**Goal of the exercise:**
Extract the lines of the material below, beginning with the first and ending with the line that holds "0, 0, 0, 1.8]". Skip every picture.

########################################

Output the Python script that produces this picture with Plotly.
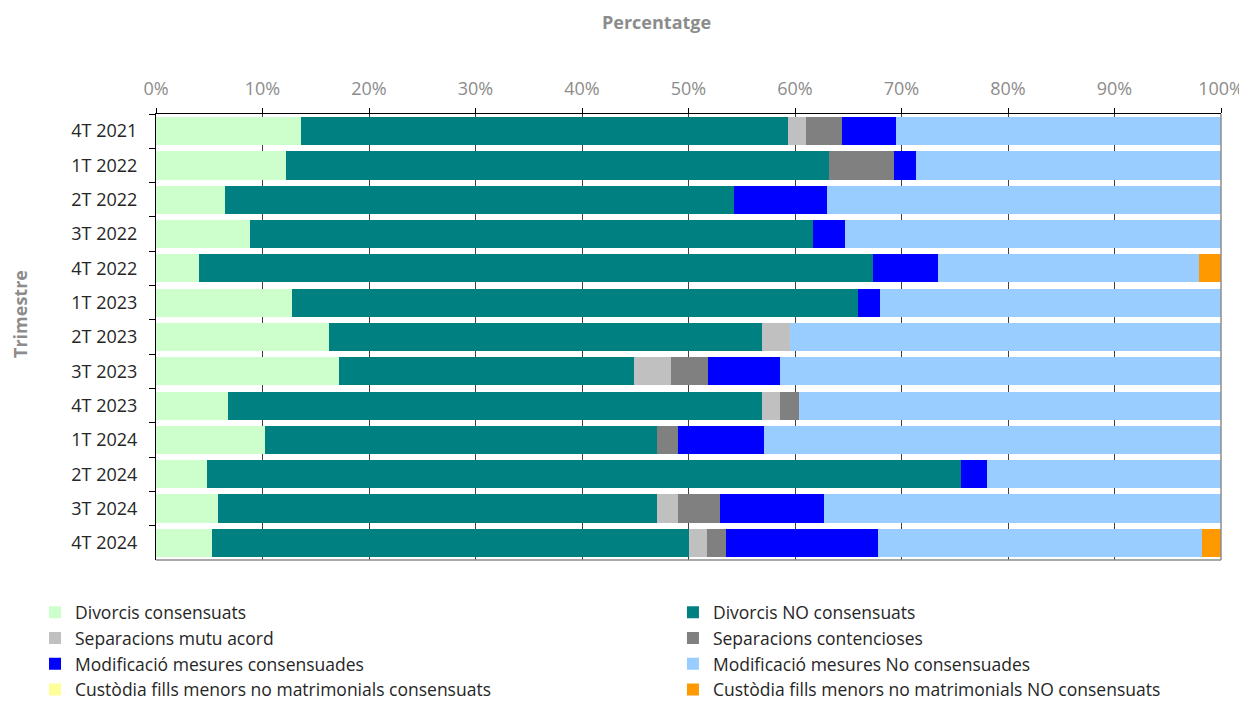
import plotly.graph_objects as go

trimestres = ["4T 2021", "1T 2022", "2T 2022", "3T 2022", "4T 2022", "1T 2023", "2T 2023",
              "3T 2023", "4T 2023", "1T 2024", "2T 2024", "3T 2024", "4T 2024"]

divorcis_cons = [13.6, 12.25, 6.5, 8.8, 4.0, 12.8, 16.2, 17.2, 6.8, 10.2, 4.8, 5.8, 5.3]
divorcis_no_cons = [45.7, 50.95, 47.8, 52.9, 63.3, 53.1, 40.7, 27.7, 50.1, 36.8, 70.8, 41.25, 44.7]
separacions_mutu = [1.75, 0, 0, 0, 0, 0, 2.65, 3.45, 1.7, 0, 0, 1.95, 1.75]
separacions_cont = [3.35, 6.1, 0, 0, 0, 0, 0, 3.45, 1.75, 2.0, 0, 3.95, 1.8]
modif_cons = [5.1, 2.1, 8.7, 3.0, 6.1, 2.1, 0, 6.8, 0, 8.1, 2.4, 9.75, 14.25]
modif_no_cons = [30.5, 28.6, 37.0, 35.3, 24.5, 32.0, 40.45, 41.4, 39.65, 42.9, 22.0, 37.3, 30.4]
custodia_cons = [0] * 13
custodia_no_cons = [0, 0, 0, 0, 2.1, 0, 0, 0, 0, 0, 0, 0, 1.8]

series = [
    ("Divorcis consensuats", divorcis_cons, "#CCFFCC"),
    ("Divorcis NO consensuats", divorcis_no_cons, "#008080"),
    ("Separacions mutu acord", separacions_mutu, "#C0C0C0"),
    ("Separacions contencioses", separacions_cont, "#808080"),
    ("Modificació mesures consensuades", modif_cons, "#0000FF"),
    ("Modificació mesures No consensuades", modif_no_cons, "#99CCFF"),
    ("Custòdia fills menors no matrimonials consensuats", custodia_cons, "#FFFF99"),
    ("Custòdia fills menors no matrimonials NO consensuats", custodia_no_cons, "#FF9900"),
]

FONT = "Open Sans"
GRAY_TXT = "#8c8c8c"
fig = go.Figure()
for i, (name, vals, col) in enumerate(series):
    fig.add_trace(go.Bar(
        y=trimestres, x=vals, name=name, orientation="h",
        marker=dict(color=col, line=dict(width=0)),
        legend="legend" if i % 2 == 0 else "legend2",
    ))

legend_common = dict(
    orientation="v", yanchor="top", xanchor="left",
    font=dict(family=FONT, size=17.5, color="#262626"),
    traceorder="normal", itemwidth=30, tracegroupgap=0,
    bgcolor="rgba(0,0,0,0)",
)

fig.update_layout(
    barmode="stack",
    bargap=0.18,
    width=1239, height=694,
    margin=dict(l=148, r=26, t=106, b=142, autoexpand=False),
    paper_bgcolor="white", plot_bgcolor="white",
    font=dict(family=FONT, size=18, color="#262626"),
    legend=dict(x=-0.1136, y=-0.0769, **legend_common),
    legend2=dict(x=0.4854, y=-0.0769, **legend_common),
    xaxis=dict(
        side="top", range=[0, 100], dtick=10, ticksuffix="%",
        tickfont=dict(color=GRAY_TXT, size=18),
        ticklabelstandoff=6,
        showgrid=True, gridcolor="#404040", gridwidth=1,
        showline=True, linecolor="black", linewidth=1,
        ticks="outside", ticklen=5, tickcolor="black",
        zeroline=False,
    ),
    yaxis=dict(
        autorange="reversed", tickson="boundaries",
        showline=True, linecolor="black", linewidth=1,
        ticks="outside", ticklen=6, tickcolor="black",
        ticklabelstandoff=14,
        tickfont=dict(color="#262626", size=18),
    ),
    annotations=[
        dict(text="<b>Percentatge</b>", xref="paper", yref="paper", x=0.4704, y=1.2063,
             xanchor="center", yanchor="middle", showarrow=False,
             font=dict(family=FONT, size=18, color=GRAY_TXT)),
        dict(text="<b>Trimestre</b>", xref="paper", yref="paper", x=-0.1277, y=0.5516,
             xanchor="center", yanchor="middle", showarrow=False, textangle=-90,
             borderpad=0,
             font=dict(family=FONT, size=18, color=GRAY_TXT)),
    ],
)

# gray right and bottom borders of the plot area
fig.add_shape(type="line", xref="paper", yref="paper", x0=1, x1=1, y0=0, y1=1,
              line=dict(color="#8c8c8c", width=1.5))
fig.add_shape(type="line", xref="paper", yref="paper", x0=0, x1=1, y0=0, y1=0,
              line=dict(color="#8c8c8c", width=1.5))

fig.write_html("out.html")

########################################

**Task answer:**
Output the Python script that produces this picture with Plotly.
import plotly.graph_objects as go

trimestres = ["4T 2021", "1T 2022", "2T 2022", "3T 2022", "4T 2022", "1T 2023", "2T 2023",
              "3T 2023", "4T 2023", "1T 2024", "2T 2024", "3T 2024", "4T 2024"]

divorcis_cons = [13.6, 12.25, 6.5, 8.8, 4.0, 12.8, 16.2, 17.2, 6.8, 10.2, 4.8, 5.8, 5.3]
divorcis_no_cons = [45.7, 50.95, 47.8, 52.9, 63.3, 53.1, 40.7, 27.7, 50.1, 36.8, 70.8, 41.25, 44.7]
separacions_mutu = [1.75, 0, 0, 0, 0, 0, 2.65, 3.45, 1.7, 0, 0, 1.95, 1.75]
separacions_cont = [3.35, 6.1, 0, 0, 0, 0, 0, 3.45, 1.75, 2.0, 0, 3.95, 1.8]
modif_cons = [5.1, 2.1, 8.7, 3.0, 6.1, 2.1, 0, 6.8, 0, 8.1, 2.4, 9.75, 14.25]
modif_no_cons = [30.5, 28.6, 37.0, 35.3, 24.5, 32.0, 40.45, 41.4, 39.65, 42.9, 22.0, 37.3, 30.4]
custodia_cons = [0] * 13
custodia_no_cons = [0, 0, 0, 0, 2.1, 0, 0, 0, 0, 0, 0, 0, 1.8]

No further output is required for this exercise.